§ **Direction**
Reproduce the listing exactly and skip over any pictures.
——
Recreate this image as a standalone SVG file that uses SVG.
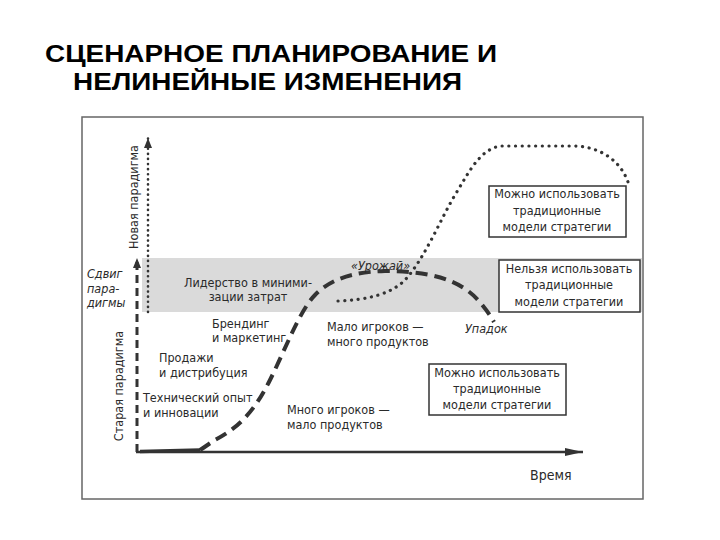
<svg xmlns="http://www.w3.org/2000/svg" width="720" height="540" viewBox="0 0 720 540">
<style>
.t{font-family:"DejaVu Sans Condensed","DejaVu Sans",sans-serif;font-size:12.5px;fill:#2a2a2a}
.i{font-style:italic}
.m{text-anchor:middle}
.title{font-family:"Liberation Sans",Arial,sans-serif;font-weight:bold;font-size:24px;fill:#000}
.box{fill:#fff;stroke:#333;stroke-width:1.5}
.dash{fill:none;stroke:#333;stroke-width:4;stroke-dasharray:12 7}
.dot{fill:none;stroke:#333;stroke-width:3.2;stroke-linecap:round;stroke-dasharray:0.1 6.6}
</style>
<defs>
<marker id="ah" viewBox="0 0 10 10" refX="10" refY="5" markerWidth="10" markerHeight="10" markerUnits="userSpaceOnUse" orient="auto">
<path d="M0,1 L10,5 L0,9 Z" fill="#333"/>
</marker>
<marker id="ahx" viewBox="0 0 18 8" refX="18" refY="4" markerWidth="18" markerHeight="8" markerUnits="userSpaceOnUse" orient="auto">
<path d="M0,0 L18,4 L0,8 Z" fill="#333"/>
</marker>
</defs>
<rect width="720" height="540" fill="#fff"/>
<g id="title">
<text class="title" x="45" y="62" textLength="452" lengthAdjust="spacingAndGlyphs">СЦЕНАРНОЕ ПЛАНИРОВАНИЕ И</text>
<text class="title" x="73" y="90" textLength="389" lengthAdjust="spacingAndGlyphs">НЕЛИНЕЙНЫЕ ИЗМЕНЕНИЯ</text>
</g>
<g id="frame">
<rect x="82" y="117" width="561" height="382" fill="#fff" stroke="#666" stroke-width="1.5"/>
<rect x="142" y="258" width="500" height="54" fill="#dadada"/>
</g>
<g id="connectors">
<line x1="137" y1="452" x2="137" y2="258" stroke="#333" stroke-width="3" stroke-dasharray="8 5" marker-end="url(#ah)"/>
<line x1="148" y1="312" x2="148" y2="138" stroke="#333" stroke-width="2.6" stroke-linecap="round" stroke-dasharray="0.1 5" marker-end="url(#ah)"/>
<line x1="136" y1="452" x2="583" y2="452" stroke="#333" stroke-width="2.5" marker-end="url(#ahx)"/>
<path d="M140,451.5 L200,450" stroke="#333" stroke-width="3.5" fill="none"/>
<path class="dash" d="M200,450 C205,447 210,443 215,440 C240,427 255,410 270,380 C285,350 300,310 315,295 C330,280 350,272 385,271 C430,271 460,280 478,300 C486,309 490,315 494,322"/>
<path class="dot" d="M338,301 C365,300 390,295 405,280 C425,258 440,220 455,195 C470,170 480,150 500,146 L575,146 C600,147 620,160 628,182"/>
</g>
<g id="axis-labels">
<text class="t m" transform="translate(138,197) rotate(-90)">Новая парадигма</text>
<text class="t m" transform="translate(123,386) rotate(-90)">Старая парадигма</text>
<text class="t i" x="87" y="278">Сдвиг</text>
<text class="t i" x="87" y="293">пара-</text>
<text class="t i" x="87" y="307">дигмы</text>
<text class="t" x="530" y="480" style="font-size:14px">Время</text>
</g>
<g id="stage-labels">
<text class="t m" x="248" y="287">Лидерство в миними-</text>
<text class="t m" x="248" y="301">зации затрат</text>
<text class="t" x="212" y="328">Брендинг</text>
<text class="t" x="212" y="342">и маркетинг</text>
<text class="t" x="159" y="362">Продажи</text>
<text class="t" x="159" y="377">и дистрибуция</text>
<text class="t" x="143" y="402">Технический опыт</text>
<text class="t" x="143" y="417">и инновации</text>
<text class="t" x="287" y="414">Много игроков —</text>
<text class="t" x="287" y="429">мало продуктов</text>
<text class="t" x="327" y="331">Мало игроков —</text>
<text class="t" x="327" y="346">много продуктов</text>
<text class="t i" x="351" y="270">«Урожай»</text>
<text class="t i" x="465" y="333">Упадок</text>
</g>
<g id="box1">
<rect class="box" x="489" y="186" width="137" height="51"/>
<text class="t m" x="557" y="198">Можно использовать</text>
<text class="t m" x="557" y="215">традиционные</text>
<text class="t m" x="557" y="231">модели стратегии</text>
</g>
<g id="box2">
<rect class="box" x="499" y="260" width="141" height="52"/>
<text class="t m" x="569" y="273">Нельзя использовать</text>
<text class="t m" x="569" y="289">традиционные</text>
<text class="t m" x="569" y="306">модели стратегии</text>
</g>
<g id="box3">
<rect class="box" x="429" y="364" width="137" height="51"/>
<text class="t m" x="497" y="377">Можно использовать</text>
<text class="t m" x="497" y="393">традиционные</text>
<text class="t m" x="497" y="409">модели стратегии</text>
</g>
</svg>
——
§ **The solution**
Recreate this image as a standalone SVG file that uses SVG.
<svg xmlns="http://www.w3.org/2000/svg" width="720" height="540" viewBox="0 0 720 540">
<style>
.t{font-family:"DejaVu Sans Condensed","DejaVu Sans",sans-serif;font-size:12.5px;fill:#2a2a2a}
.i{font-style:italic}
.m{text-anchor:middle}
.title{font-family:"Liberation Sans",Arial,sans-serif;font-weight:bold;font-size:24px;fill:#000}
.box{fill:#fff;stroke:#333;stroke-width:1.5}
.dash{fill:none;stroke:#333;stroke-width:4;stroke-dasharray:12 7}
.dot{fill:none;stroke:#333;stroke-width:3.2;stroke-linecap:round;stroke-dasharray:0.1 6.6}
</style>
<defs>
<marker id="ah" viewBox="0 0 10 10" refX="10" refY="5" markerWidth="10" markerHeight="10" markerUnits="userSpaceOnUse" orient="auto">
<path d="M0,1 L10,5 L0,9 Z" fill="#333"/>
</marker>
<marker id="ahx" viewBox="0 0 18 8" refX="18" refY="4" markerWidth="18" markerHeight="8" markerUnits="userSpaceOnUse" orient="auto">
<path d="M0,0 L18,4 L0,8 Z" fill="#333"/>
</marker>
</defs>
<rect width="720" height="540" fill="#fff"/>
<g id="title">
<text class="title" x="45" y="62" textLength="452" lengthAdjust="spacingAndGlyphs">СЦЕНАРНОЕ ПЛАНИРОВАНИЕ И</text>
<text class="title" x="73" y="90" textLength="389" lengthAdjust="spacingAndGlyphs">НЕЛИНЕЙНЫЕ ИЗМЕНЕНИЯ</text>
</g>
<g id="frame">
<rect x="82" y="117" width="561" height="382" fill="#fff" stroke="#666" stroke-width="1.5"/>
<rect x="142" y="258" width="500" height="54" fill="#dadada"/>
</g>
<g id="connectors">
<line x1="137" y1="452" x2="137" y2="258" stroke="#333" stroke-width="3" stroke-dasharray="8 5" marker-end="url(#ah)"/>
<line x1="148" y1="312" x2="148" y2="138" stroke="#333" stroke-width="2.6" stroke-linecap="round" stroke-dasharray="0.1 5" marker-end="url(#ah)"/>
<line x1="136" y1="452" x2="583" y2="452" stroke="#333" stroke-width="2.5" marker-end="url(#ahx)"/>
<path d="M140,451.5 L200,450" stroke="#333" stroke-width="3.5" fill="none"/>
<path class="dash" d="M200,450 C205,447 210,443 215,440 C240,427 255,410 270,380 C285,350 300,310 315,295 C330,280 350,272 385,271 C430,271 460,280 478,300 C486,309 490,315 494,322"/>
<path class="dot" d="M338,301 C365,300 390,295 405,280 C425,258 440,220 455,195 C470,170 480,150 500,146 L575,146 C600,147 620,160 628,182"/>
</g>
<g id="axis-labels">
<text class="t m" transform="translate(138,197) rotate(-90)">Новая парадигма</text>
<text class="t m" transform="translate(123,386) rotate(-90)">Старая парадигма</text>
<text class="t i" x="87" y="278">Сдвиг</text>
<text class="t i" x="87" y="293">пара-</text>
<text class="t i" x="87" y="307">дигмы</text>
<text class="t" x="530" y="480" style="font-size:14px">Время</text>
</g>
<g id="stage-labels">
<text class="t m" x="248" y="287">Лидерство в миними-</text>
<text class="t m" x="248" y="301">зации затрат</text>
<text class="t" x="212" y="328">Брендинг</text>
<text class="t" x="212" y="342">и маркетинг</text>
<text class="t" x="159" y="362">Продажи</text>
<text class="t" x="159" y="377">и дистрибуция</text>
<text class="t" x="143" y="402">Технический опыт</text>
<text class="t" x="143" y="417">и инновации</text>
<text class="t" x="287" y="414">Много игроков —</text>
<text class="t" x="287" y="429">мало продуктов</text>
<text class="t" x="327" y="331">Мало игроков —</text>
<text class="t" x="327" y="346">много продуктов</text>
<text class="t i" x="351" y="270">«Урожай»</text>
<text class="t i" x="465" y="333">Упадок</text>
</g>
<g id="box1">
<rect class="box" x="489" y="186" width="137" height="51"/>
<text class="t m" x="557" y="198">Можно использовать</text>
<text class="t m" x="557" y="215">традиционные</text>
<text class="t m" x="557" y="231">модели стратегии</text>
</g>
<g id="box2">
<rect class="box" x="499" y="260" width="141" height="52"/>
<text class="t m" x="569" y="273">Нельзя использовать</text>
<text class="t m" x="569" y="289">традиционные</text>
<text class="t m" x="569" y="306">модели стратегии</text>
</g>
<g id="box3">
<rect class="box" x="429" y="364" width="137" height="51"/>
<text class="t m" x="497" y="377">Можно использовать</text>
<text class="t m" x="497" y="393">традиционные</text>
<text class="t m" x="497" y="409">модели стратегии</text>
</g>
</svg>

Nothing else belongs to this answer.